# Originale Linux LPIC Schulungs PDFs zum freien Download



## -Metallica- (22. Februar 2016)

Hallo und Gruß,

auf: Welcome! | tuxcademy gibt es Originale "LPIC" Linux Schulungs PDF's zum freien Download.

About Us | tuxcademy

(Anmerkung: Der Begriff "LPIC" steht für Linux Professional Institute Certification.)

Hier kann man sehen was für PDF's zum Download angeboten werden:

Media / All Training Materials | tuxcademy

Viel Spass


----------



## nibi030 (22. Februar 2016)

Habe ich mit letzte Woche mit Kollegen drüber unterhalten.. mir fehlt noch immer LPIC3, bin einfach zu faul 

Vielen Dank für deinen Tip!!!


----------



## -Metallica- (22. Februar 2016)

Viel glück beim LPIC 3


----------



## DaBlackSheep (16. März 2016)

Bei mir steht jetzt bald die 101 von LPIC 1 an.
Habt ihr vielleicht noch irgendwelche Tipps zum lernen? - Linux und ich standen bis vor zwei Wochen immer auf Kriegsfuß.


----------



## marvinj (16. März 2016)

<---
Bedankt sich.


----------



## -Metallica- (19. März 2016)

marvinj schrieb:


> <---
> Bedankt sich.



Kein Thema


----------



## -Metallica- (20. März 2016)

Wer mag, kann sich ja auch eine "Linux Kommandoreferenz" dazu holen in Buch form, nur ein Vorschlag. 

Linux Kommandoreferenz: Shell-Befehle von A bis Z 

Linux Kommandoreferenz: Shell-Befehle von A bis Z: Amazon.de: Michael Kofler: Bucher


----------



## -Metallica- (12. April 2016)

Mal in die Runde fragen möchte: Wie findet ihr die PDF's ? 
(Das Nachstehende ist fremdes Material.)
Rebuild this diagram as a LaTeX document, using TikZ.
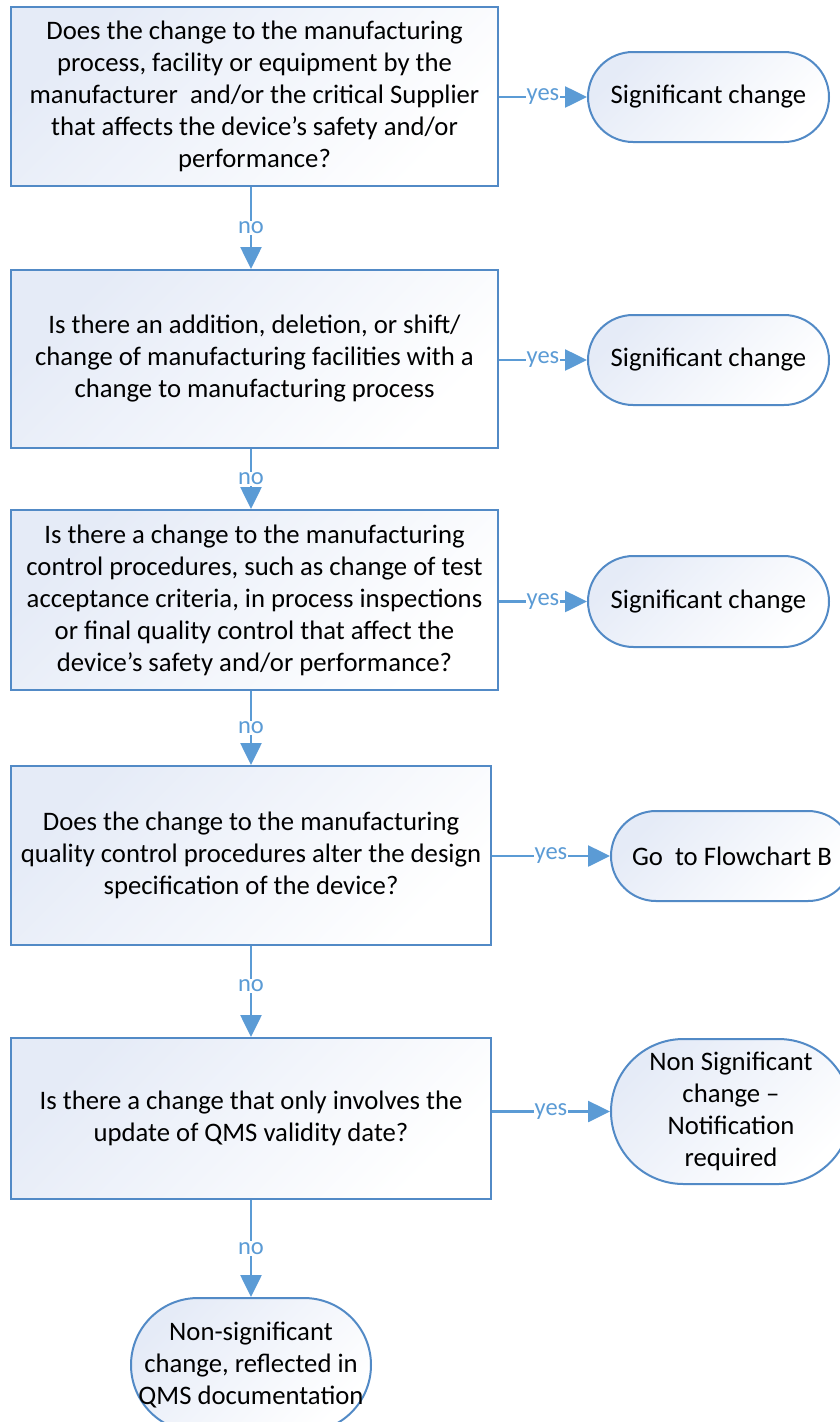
\documentclass[tikz,border=0pt]{standalone}
\usepackage{fontspec}
\setmainfont{Carlito}
\usetikzlibrary{arrows.meta}
\definecolor{linkblue}{RGB}{91,155,213}
\definecolor{edgeblue}{RGB}{82,138,198}
\definecolor{tintblue}{RGB}{229,235,247}

\begin{document}
\begin{tikzpicture}[x=1pt,y=-1pt,
  question/.style={draw=edgeblue, line width=2pt, rectangle,
    top color=tintblue, bottom color=white, shading angle=45,
    align=center, font=\fontsize{26.7}{32}\selectfont, inner sep=0pt},
  % stadium shape: corner radius is half the height
  outcome/.style={draw=edgeblue, line width=2pt, rectangle, rounded corners=#1,
    top color=tintblue, bottom color=white, shading angle=45,
    align=center, font=\fontsize{26.7}{32}\selectfont, inner sep=0pt},
  flow/.style={draw=linkblue, line width=2.6pt, -{Triangle[length=22pt,width=21pt]}},
  tag/.style={fill=white, text=linkblue, font=\fontsize{24.5}{26}\selectfont, inner sep=1pt}
]
\useasboundingbox (0,0) rectangle (840,1422);
\coordinate (spine) at (251,0);

% decision boxes
\node[question, minimum width=487pt, minimum height=179pt] (b1) at (254.5,96.5)
  {Does the change to the manufacturing\\process, facility or equipment by the\\manufacturer\ \ and/or the critical Supplier\\that affects the device’s safety and/or\\performance?};
\node[question, minimum width=487pt, minimum height=178pt] (b2) at (254.5,359)
  {Is there an addition, deletion, or shift/\\change of manufacturing facilities with a\\change to manufacturing process};
\node[question, minimum width=487pt, minimum height=180pt] (b3) at (254.5,600)
  {Is there a change to the manufacturing\\control procedures, such as change of test\\acceptance criteria, in process inspections\\or final quality control that affect the\\device’s safety and/or performance?};
\node[question, minimum width=480pt, minimum height=179pt] (b4) at (251,855.5)
  {Does the change to the manufacturing\\quality control procedures alter the design\\specification of the device?};
\node[question, minimum width=480pt, minimum height=161pt] (b5) at (251,1118.5)
  {Is there a change that only involves the\\update of QMS validity date?};

% outcomes
\node[outcome=45pt, minimum width=241pt, minimum height=90pt] (t1) at (708.5,97) {Significant change};
\node[outcome=45pt, minimum width=241pt, minimum height=90pt] (t2) at (708.5,360) {Significant change};
\node[outcome=45.5pt, minimum width=241pt, minimum height=91pt] (t3) at (708.5,601.5) {Significant change};
\node[outcome=45pt, minimum width=242pt, minimum height=90pt] (t4) at (732,856) {Go\ \ to Flowchart B};
\node[outcome=72.5pt, minimum width=240pt, minimum height=145pt] (t5) at (731,1111.5)
  {Non Significant\\change –\\Notification\\required};
\node[outcome=67pt, minimum width=240pt, minimum height=134pt] (t6) at (251,1365)
  {Non-significant\\change, reflected in\\QMS documentation};

% yes branches
\draw[flow] (b1.east |- t1.west) -- node[tag] {yes} (t1.west);
\draw[flow] (b2.east |- t2.west) -- node[tag] {yes} (t2.west);
\draw[flow] (b3.east |- t3.west) -- node[tag] {yes} (t3.west);
\draw[flow] (b4.east |- t4.west) -- node[tag] {yes} (t4.west);
\draw[flow] (b5.east |- t5.west) -- node[tag] {yes} (t5.west);

% no branches
\draw[flow] (b1.south -| spine) -- node[tag] {no} (b2.north -| spine);
\draw[flow] (b2.south -| spine) -- node[tag] {no} (b3.north -| spine);
\draw[flow] (b3.south -| spine) -- node[tag] {no} (b4.north -| spine);
\draw[flow] (b4.south -| spine) -- node[tag, pos=0.44] {no} (b5.north -| spine);
\draw[flow] (b5.south -| spine) -- node[tag] {no} (t6.north);
\end{tikzpicture}
\end{document}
So verkehrt wie ich finde, sind sie nicht, wie seht ihr das ?


----------



## Jimini (20. April 2016)

DaBlackSheep schrieb:


> Habt ihr vielleicht noch irgendwelche Tipps zum lernen? - Linux und ich standen bis vor zwei Wochen immer auf Kriegsfuß.


Die beste Lernmethode ist - neben dem Lehren - immer noch die Praxis. Kannst dir ja mal Arch oder Gentoo aufsetzen, dabei lernt man schon relativ viel über Linux 

MfG Jimini


----------



## Imperat0r (20. April 2016)

Vielen Dank für die Info! Top!


----------



## -Metallica- (21. April 2016)

@Jimini,

Praxis ist das A&O, absolut richtig,  - aber vor allem sich die wichtigsten Kommandos verinnerlichen, im selben Atemzug zur selben zeit, denn dies gehört dazu.

.....Ein Schritt nach dem anderen...


----------



## -Freeman- (30. April 2016)

Danke für die Info


----------



## Equalizer- (25. Juni 2016)

Vielen Dank


----------